Lost in translation de Sofia Coppola
(2003)
Seconde vision et je reste sur ma position : bien que je n'y vois pas le chef-d’œuvre que beaucoup vantent, c'est clairement un très bon film, le meilleur de Coppola fille, et de loin. Pourtant, le script est pas spécialement ce qui m'enchante le plus à la base, à savoir un film de presque deux heures sur la solitude entre un acteur et une jeune fille paumée, tous deux américains isolés au milieu d'une Tokyo resplendissante (et rarement aussi bien filmée). C'est typiquement le genre de film qui va être soit chiant à mourir, soit très réussi et heureusement Lost in translation s'avère être de la seconde catégorie. C'est véritablement le film où le style de Sofia Coppola, avec sa tendance à pencher vers le cinéma indépendant assumé, se marie le mieux avec son propos. Ici donc, le plan fixe, le montage globalement lent, et les errances des personnages servent le récit qui arrive toujours à capter l'attention de son spectateur. L'humour (dialogué ou visuel) y est pour beaucoup dans cette absence totale d'ennui, mais c'est davantage le duo d'acteurs qui est à mettre en avant, tant le projet entier repose sur leurs épaules. Bill Murray fait du Bill Murray, mais il ne l'a rarement aussi bien fait, son flegme légendaire apportant beaucoup à ce personnage constamment dépassé par les événements, et qui laisse couler toutes les situations qui lui arrive, comme s'il n'était plus assez humain pour pouvoir les ressentir.

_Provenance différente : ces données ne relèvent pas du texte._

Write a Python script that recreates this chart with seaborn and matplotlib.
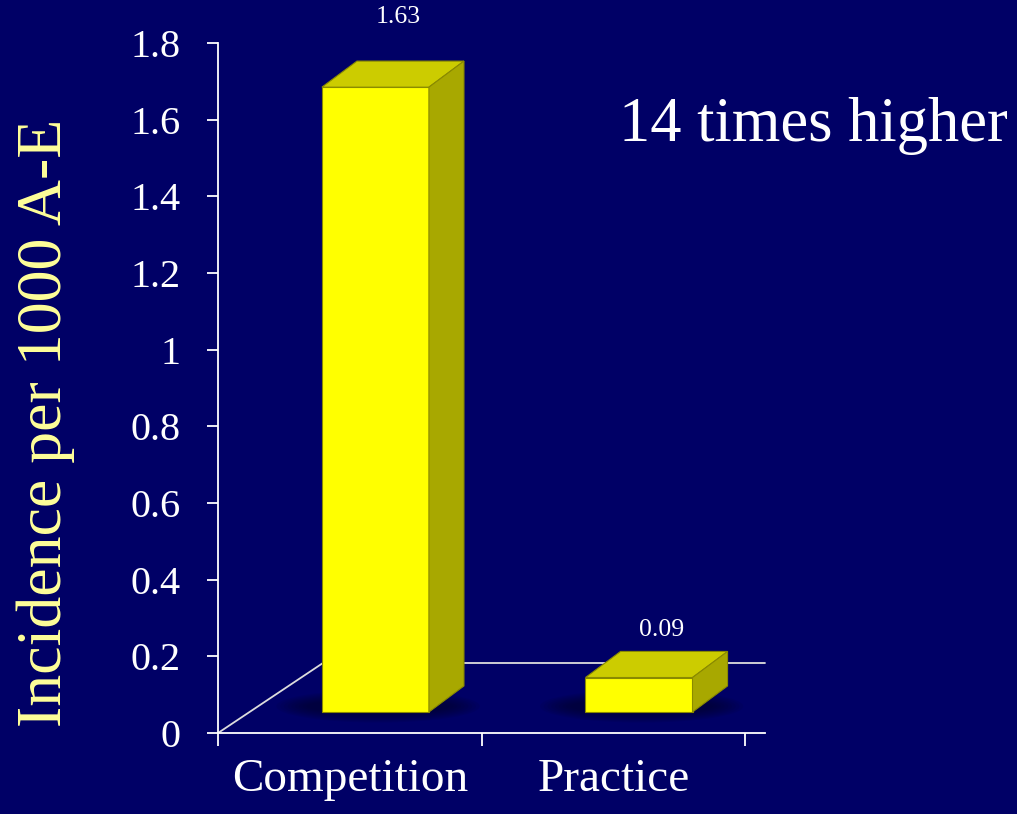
import numpy as np
import pandas as pd
import matplotlib
matplotlib.use("Agg")
import matplotlib.pyplot as plt
from matplotlib.patches import Polygon, Ellipse
from matplotlib.transforms import Affine2D
import seaborn as sns

# Data
categories = ["Competition", "Practice"]
incidence = [1.63, 0.09]
value_labels = ["1.63", "0.09"]
y_ticks = [0, 0.2, 0.4, 0.6, 0.8, 1, 1.2, 1.4, 1.6, 1.8]
y_tick_labels = ["0", "0.2", "0.4", "0.6", "0.8", "1", "1.2", "1.4", "1.6", "1.8"]
y_label = "Incidence per 1000 A-E"
annotation = "14 times higher"

# gap between each bar top and its value label (data units)
label_gap = [0.085, 0.027]

BG = "#000066"
FRONT = "#FFFF00"
TOP = "#CCCC00"
SIDE = "#A8A800"
EDGE = "#8A8A00"

sns.set_theme(style="white")
plt.rcParams["font.family"] = ["Liberation Serif", "DejaVu Serif"]

fig = plt.figure(figsize=(10.17, 8.14), dpi=100, facecolor=BG)
ax = fig.add_axes([0.2144, 0.0995, 0.5378, 0.8477])
ax.set_facecolor(BG)

df = pd.DataFrame({"category": categories, "value": incidence})

bar_w = 0.406
sns.barplot(data=df, x="category", y="value", width=bar_w, color=FRONT,
            saturation=1, edgecolor=EDGE, linewidth=0.8, ax=ax, zorder=5)

ax.set_xlim(-0.5, 1.575)
ax.set_ylim(0, 1.8)

# oblique projection: floor depth and bar depth in data units
floor_dx, floor_dy = 0.398, 0.1826
bar_pos = 0.3                       # bars stand 30% into the floor depth
ox, oy = 0.097, floor_dy * bar_pos
depth_dx, depth_dy = 0.133, 0.068

proj = Affine2D().translate(ox, oy) + ax.transData

# floor outline
x_left, x_right = ax.get_xlim()
ax.plot([x_left, x_left + floor_dx], [0, floor_dy], color="#DDDDDD",
        lw=1.3, clip_on=False, zorder=1)
ax.plot([x_left + floor_dx, x_right], [floor_dy, floor_dy], color="#DDDDDD",
        lw=1.3, clip_on=False, zorder=1)

for patch, val, lab, gap in zip(ax.patches, incidence, value_labels, label_gap):
    patch.set_transform(proj)
    x0 = patch.get_x()
    x1 = x0 + patch.get_width()
    # soft shadow on the floor
    cx = (x0 + x1) / 2 + 0.01
    for k in range(9):
        ax.add_patch(Ellipse((cx, 0.015), width=(x1 - x0) * (1.9 - 0.07 * k),
                             height=0.085 - 0.006 * k, facecolor="#000022",
                             edgecolor="none", alpha=0.08,
                             transform=proj, zorder=2))
    top = Polygon([(x0, val), (x1, val), (x1 + depth_dx, val + depth_dy),
                   (x0 + depth_dx, val + depth_dy)], closed=True,
                  facecolor=TOP, edgecolor=EDGE, lw=0.8, transform=proj, zorder=6)
    side = Polygon([(x1, 0), (x1, val), (x1 + depth_dx, val + depth_dy),
                    (x1 + depth_dx, depth_dy)], closed=True,
                   facecolor=SIDE, edgecolor=EDGE, lw=0.8, transform=proj, zorder=6)
    ax.add_patch(top)
    ax.add_patch(side)
    ax.text((x0 + x1) / 2 + depth_dx * 0.65, val + depth_dy + gap, lab,
            transform=proj, ha="center", va="bottom", color="white",
            fontsize=18.5, zorder=7, clip_on=False)

# axes styling
for s in ["top", "right"]:
    ax.spines[s].set_visible(False)
for s in ["left", "bottom"]:
    ax.spines[s].set_color("white")
    ax.spines[s].set_linewidth(1.3)

ax.set_yticks(y_ticks, y_tick_labels)
ax.tick_params(axis="y", colors="white", labelsize=29, length=8, width=1.3,
               direction="out", pad=19, left=True)
ax.set_xticks([0, 1], categories)
ax.tick_params(axis="x", which="major", colors="white", labelsize=34, length=0,
               pad=18, bottom=False)
ax.set_xticks([-0.5, 0.5, 1.5], minor=True)
ax.tick_params(axis="x", which="minor", colors="white", length=9, width=1.3,
               direction="out", bottom=True)
ax.set_xlabel("")
ax.set_ylabel(y_label, color="#FFFF99", fontsize=46)
ax.yaxis.set_label_coords(-0.262, 0.45)

fig.text(0.8, 0.845, annotation, color="white", fontsize=45,
         ha="center", va="center")

fig.savefig("out.png", dpi=100, facecolor=BG)
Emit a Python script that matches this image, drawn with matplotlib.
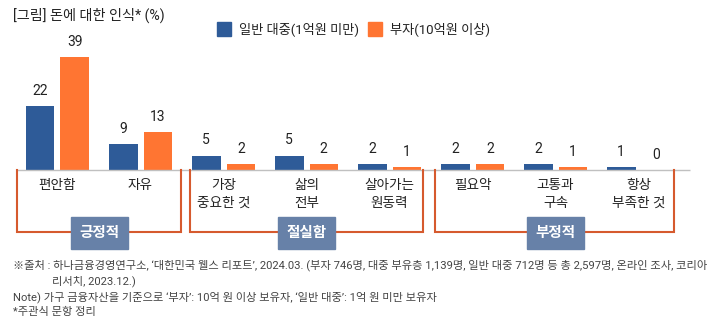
import numpy as np
import matplotlib
matplotlib.use('Agg')
import matplotlib.pyplot as plt
from matplotlib.patches import Rectangle
from matplotlib.transforms import blended_transform_factory

plt.rcParams['font.family'] = ['Roboto', 'Noto Sans CJK KR', 'DejaVu Sans']

# 데이터
categories = ['편안함', '자유', '가장\n중요한 것', '삶의\n전부', '살아가는\n원동력',
              '필요악', '고통과\n구속', '항상\n부족한 것']
general = [22, 9, 5, 5, 2, 2, 2, 1]
rich = [39, 13, 2, 2, 1, 2, 1, 0]
series_names = ['일반 대중(1억원 미만)', '부자(10억원 이상)']
groups = ['긍정적', '절실함', '부정적']
group_spans = [(-0.49, 1.49), (1.6, 4.4), (4.55, 7.43)]
group_centers = [0.5, 3.0, 6.0]
title = '[그림] 돈에 대한 인식* (%)'
notes = [
    "※출처 : 하나금융경영연구소, ‘대한민국 웰스 리포트’, 2024.03. (부자 746명, 대중 부유층 1,139명, 일반 대중 712명 등 총 2,597명, 온라인 조사, 코리아",
    "리서치, 2023.12.)",
    "Note) 가구 금융자산을 기준으로 ‘부자’: 10억 원 이상 보유자, ‘일반 대중’: 1억 원 미만 보유자",
    "*주관식 문항 정리",
]

BLUE = '#2E5B98'
ORANGE = '#FF7532'
BRACKET = '#D65A2E'
TAG = '#6781A8'

W, H = 721, 328
fig = plt.figure(figsize=(W / 100, H / 100), dpi=100)

# 막대 영역: 기준선 y=170px, 그룹 간격 83px
base_px = 170
px_per_unit = 2.9
ax = fig.add_axes([0, 1 - base_px / H, 1, base_px / H])
ax.set_xlim(-57.5 / 83, (W - 57.5) / 83)
ax.set_ylim(0, base_px / px_per_unit)
x = np.arange(len(categories))
bw = 28.5 / 83
off = 17.25 / 83
b1 = ax.bar(x - off, general, bw, color=BLUE, label=series_names[0])
b2 = ax.bar(x + off, rich, bw, color=ORANGE, label=series_names[1])
for bars, vals in [(b1, general), (b2, rich)]:
    for r, v in zip(bars, vals):
        ax.annotate(f'{v}', (r.get_x() + r.get_width() / 2, v), xytext=(0, 6),
                    textcoords='offset points', ha='center', va='bottom',
                    fontsize=10, color='#222222')
for s in ax.spines.values():
    s.set_visible(False)
ax.set_yticks([])
ax.set_xticks(x)
ax.set_xticklabels(categories, fontsize=9.8, color='#222222', linespacing=1.4)
ax.tick_params(axis='x', length=0, pad=5.5)
ax.hlines(0, -0.49, 7.62, color='#C0C0C0', lw=1, clip_on=False, zorder=3)

# 오버레이 (픽셀 좌표)
ov = fig.add_axes([0, 0, 1, 1], facecolor='none')
ov.set_xlim(0, W)
ov.set_ylim(H, 0)
ov.axis('off')
tr = blended_transform_factory(ax.transData, ov.transData)

for name, (a, b), c in zip(groups, group_spans, group_centers):
    ov.plot([a, a, b, b], [base_px, 232, 232, base_px], color=BRACKET, lw=1.5,
            transform=tr, solid_joinstyle='miter')
    # 태그 상자
    cx = ov.transData.inverted().transform(tr.transform((c, 0)))[0]
    ov.add_patch(Rectangle((cx - 28.5, 217), 57, 32, color=TAG, zorder=4))
    ov.text(cx, 233.5, name, ha='center', va='center', color='white',
            fontsize=10.5, fontweight='bold', zorder=5)

ov.text(13, 15, title, ha='left', va='center', fontsize=10.2, color='#222222')

# 범례
for i, (nm, col) in enumerate(zip(series_names, [BLUE, ORANGE])):
    x0 = 217 if i == 0 else 368
    ov.add_patch(Rectangle((x0, 22), 14, 14, color=col))
    ov.text(x0 + 22, 29, nm, ha='left', va='center', fontsize=9.5, color='#222222')

ny = [265, 281, 297, 312]
nx = [13, 52, 13, 13]
for t, xx, yy in zip(notes, nx, ny):
    ov.text(xx, yy, t, ha='left', va='center', fontsize=8.1, color='#444444')

fig.savefig('out.png', dpi=100)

Quand à Scarlett Johansson, c'était encore l'époque où elle avait tout à prouver et devait donc choisir ses projets de façon minutieuse. Résultat : elle obtient ici son meilleur rôle. Un rôle qui certes, ne demande pas une prestation exceptionnelle, mais tout est question de présence et Johansson compose donc un personnage vraiment attachant, à la beauté sincère. Enfin, c'est réellement l’archimie entre ces deux êtres qui fait la force de Lost in translation. Quand une histoire d'amour platonique s'avère bien plus puissante que beaucoup de récits amoureux passionnés, c'est qu'il y a un véritable plus dans la façon de l'aborder, de la traiter et de la composer, ce que Coppola et ses acteurs arrivent à merveille. Un très beau petit film qui fait néanmoins regretter la carrière inégale de sa réalisatrice, à croire que Coppola avait tout dit avec ce qui reste son plus beau film à ce jour.